#### Data extract
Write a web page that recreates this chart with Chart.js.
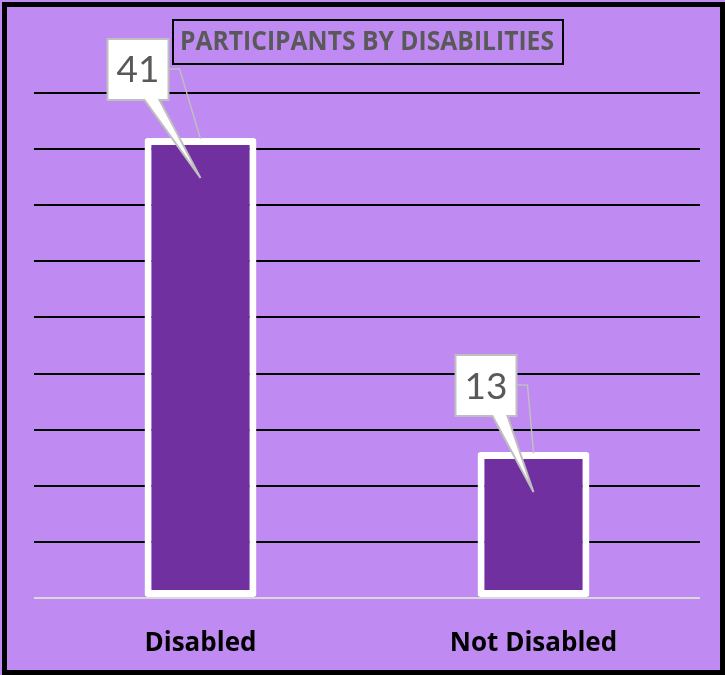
<!DOCTYPE html>
<html>
<head>
<meta charset="utf-8">
<script src="https://cdn.jsdelivr.net/npm/chart.js@4"></script>
<style>
  html, body { margin: 0; padding: 0; background: #bf8af2; }
  canvas { display: block; }
</style>
</head>
<body>
<canvas id="barChart" width="725" height="675"></canvas>
<script>
// data
var categories = ['Disabled', 'Not Disabled'];
var participants = [41, 13];
var yMax = 45;
var yStep = 5;
var chartTitle = 'PARTICIPANTS BY DISABILITIES';

// where each callout box sits relative to the top of its bar
var calloutOffsets = [[-93, -99], [-78, -97]];

var bgColor = '#bf8af2';
var barColor = '#7030a0';

// background, frame and boxed title
var framePlugin = {
    id: 'frame',
    beforeDraw: function(chart){
        var ctx = chart.ctx;
        ctx.save();
        ctx.fillStyle = bgColor;
        ctx.fillRect(0, 0, chart.width, chart.height);
        ctx.restore();
    },
    afterDraw: function(chart){
        var ctx = chart.ctx;
        ctx.save();
        // outer frame
        ctx.strokeStyle = '#000';
        ctx.lineWidth = 5;
        ctx.strokeRect(4.5, 4.5, chart.width - 7, chart.height - 7);

        // title box
        ctx.lineWidth = 2;
        ctx.strokeRect(173, 20, 390, 44);
        ctx.font = 'bold 26px "Open Sans"';
        ctx.fillStyle = '#595959';
        ctx.textBaseline = 'middle';
        var w = ctx.measureText(chartTitle).width;
        var target = 374;
        ctx.translate(180, 43);
        ctx.scale(target / w, 1);
        ctx.fillText(chartTitle, 0, 0);
        ctx.restore();
    }
};

// speech-bubble value labels
var calloutPlugin = {
    id: 'callouts',
    afterDatasetsDraw: function(chart){
        var ctx = chart.ctx;
        var meta = chart.getDatasetMeta(0);
        meta.data.forEach(function(bar, i){
            var top = bar.y;
            var cx = bar.x;
            var bx = cx + calloutOffsets[i][0];
            var by = top + calloutOffsets[i][1];
            var size = 61;
            ctx.save();
            // leader line to bar top
            ctx.strokeStyle = '#bfbfbf';
            ctx.lineWidth = 1.5;
            ctx.beginPath();
            ctx.moveTo(bx + size, by + 30);
            ctx.lineTo(bx + size + 11, by + 30);
            ctx.lineTo(cx, top + 1);
            ctx.stroke();

            // box with pointer
            ctx.beginPath();
            ctx.moveTo(bx, by);
            ctx.lineTo(bx + size, by);
            ctx.lineTo(bx + size, by + size);
            ctx.lineTo(bx + 52, by + size);
            ctx.lineTo(cx, top + 40);
            ctx.lineTo(bx + 37, by + size);
            ctx.lineTo(bx, by + size);
            ctx.closePath();
            ctx.fillStyle = '#ffffff';
            ctx.fill();
            ctx.lineWidth = 2;
            ctx.strokeStyle = '#bfbfbf';
            ctx.stroke();

            ctx.fillStyle = '#595959';
            ctx.font = '37px Lato';
            ctx.textAlign = 'center';
            ctx.textBaseline = 'middle';
            ctx.fillText(String(participants[i]), bx + size / 2, by + size / 2 + 1);
            ctx.restore();
        });
    }
};

var ctx = document.getElementById('barChart');
var barChart = new Chart(ctx, {
    type: 'bar',
    data: {
        labels: categories,
        datasets: [{
            data: participants,
            backgroundColor: barColor,
            borderColor: '#ffffff',
            borderWidth: 7,
            borderSkipped: false,
            borderRadius: 3,
            barPercentage: 0.336,
            categoryPercentage: 1
        }]
    },
    options: {
        responsive: false,
        animation: false,
        devicePixelRatio: 1,
        layout: { padding: { left: 34, right: 25, top: 93, bottom: 0 } },
        plugins: {
            legend: { display: false },
            tooltip: { enabled: false },
            title: { display: false }
        },
        scales: {
            x: {
                grid: { display: false },
                border: { display: false },
                afterFit: function(scale){ scale.height = 77; },
                ticks: {
                    color: '#000',
                    padding: 22,
                    font: { family: '"Open Sans"', weight: 'bold', size: 26 }
                }
            },
            y: {
                min: 0,
                max: yMax,
                ticks: { display: false, stepSize: yStep },
                border: { display: false },
                grid: {
                    drawTicks: false,
                    lineWidth: 2,
                    color: function(c){
                        return c.tick && c.tick.value === 0 ? '#d9d9d9' : '#000000';
                    }
                }
            }
        }
    },
    plugins: [framePlugin, calloutPlugin]
});
</script>
</body>
</html>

#### Written exercise
With the pictures left out, transcribe the material exactly.

#### Result of this exercise
Write a web page that recreates this chart with Chart.js.
<!DOCTYPE html>
<html>
<head>
<meta charset="utf-8">
<script src="https://cdn.jsdelivr.net/npm/chart.js@4"></script>
<style>
  html, body { margin: 0; padding: 0; background: #bf8af2; }
  canvas { display: block; }
</style>
</head>
<body>
<canvas id="barChart" width="725" height="675"></canvas>
<script>
// data
var categories = ['Disabled', 'Not Disabled'];
var participants = [41, 13];
var yMax = 45;
var yStep = 5;
var chartTitle = 'PARTICIPANTS BY DISABILITIES';

// where each callout box sits relative to the top of its bar
var calloutOffsets = [[-93, -99], [-78, -97]];

var bgColor = '#bf8af2';
var barColor = '#7030a0';

// background, frame and boxed title
var framePlugin = {
    id: 'frame',
    beforeDraw: function(chart){
        var ctx = chart.ctx;
        ctx.save();
        ctx.fillStyle = bgColor;
        ctx.fillRect(0, 0, chart.width, chart.height);
        ctx.restore();
    },
    afterDraw: function(chart){
        var ctx = chart.ctx;
        ctx.save();
        // outer frame
        ctx.strokeStyle = '#000';
        ctx.lineWidth = 5;
        ctx.strokeRect(4.5, 4.5, chart.width - 7, chart.height - 7);

        // title box
        ctx.lineWidth = 2;
        ctx.strokeRect(173, 20, 390, 44);
        ctx.font = 'bold 26px "Open Sans"';
        ctx.fillStyle = '#595959';
        ctx.textBaseline = 'middle';
        var w = ctx.measureText(chartTitle).width;
        var target = 374;
        ctx.translate(180, 43);
        ctx.scale(target / w, 1);
        ctx.fillText(chartTitle, 0, 0);
        ctx.restore();
    }
};

// speech-bubble value labels
var calloutPlugin = {
    id: 'callouts',
    afterDatasetsDraw: function(chart){
        var ctx = chart.ctx;
        var meta = chart.getDatasetMeta(0);
        meta.data.forEach(function(bar, i){
            var top = bar.y;
            var cx = bar.x;
            var bx = cx + calloutOffsets[i][0];
            var by = top + calloutOffsets[i][1];
            var size = 61;
            ctx.save();
            // leader line to bar top
            ctx.strokeStyle = '#bfbfbf';
            ctx.lineWidth = 1.5;
            ctx.beginPath();
            ctx.moveTo(bx + size, by + 30);
            ctx.lineTo(bx + size + 11, by + 30);
            ctx.lineTo(cx, top + 1);
            ctx.stroke();

            // box with pointer
            ctx.beginPath();
            ctx.moveTo(bx, by);
            ctx.lineTo(bx + size, by);
            ctx.lineTo(bx + size, by + size);
            ctx.lineTo(bx + 52, by + size);
            ctx.lineTo(cx, top + 40);
            ctx.lineTo(bx + 37, by + size);
            ctx.lineTo(bx, by + size);
            ctx.closePath();
            ctx.fillStyle = '#ffffff';
            ctx.fill();
            ctx.lineWidth = 2;
            ctx.strokeStyle = '#bfbfbf';
            ctx.stroke();

            ctx.fillStyle = '#595959';
            ctx.font = '37px Lato';
            ctx.textAlign = 'center';
            ctx.textBaseline = 'middle';
            ctx.fillText(String(participants[i]), bx + size / 2, by + size / 2 + 1);
            ctx.restore();
        });
    }
};

var ctx = document.getElementById('barChart');
var barChart = new Chart(ctx, {
    type: 'bar',
    data: {
        labels: categories,
        datasets: [{
            data: participants,
            backgroundColor: barColor,
            borderColor: '#ffffff',
            borderWidth: 7,
            borderSkipped: false,
            borderRadius: 3,
            barPercentage: 0.336,
            categoryPercentage: 1
        }]
    },
    options: {
        responsive: false,
        animation: false,
        devicePixelRatio: 1,
        layout: { padding: { left: 34, right: 25, top: 93, bottom: 0 } },
        plugins: {
            legend: { display: false },
            tooltip: { enabled: false },
            title: { display: false }
        },
        scales: {
            x: {
                grid: { display: false },
                border: { display: false },
                afterFit: function(scale){ scale.height = 77; },
                ticks: {
                    color: '#000',
                    padding: 22,
                    font: { family: '"Open Sans"', weight: 'bold', size: 26 }
                }
            },
            y: {
                min: 0,
                max: yMax,
                ticks: { display: false, stepSize: yStep },
                border: { display: false },
                grid: {
                    drawTicks: false,
                    lineWidth: 2,
                    color: function(c){
                        return c.tick && c.tick.value === 0 ? '#d9d9d9' : '#000000';
                    }
                }
            }
        }
    },
    plugins: [framePlugin, calloutPlugin]
});
</script>
</body>
</html>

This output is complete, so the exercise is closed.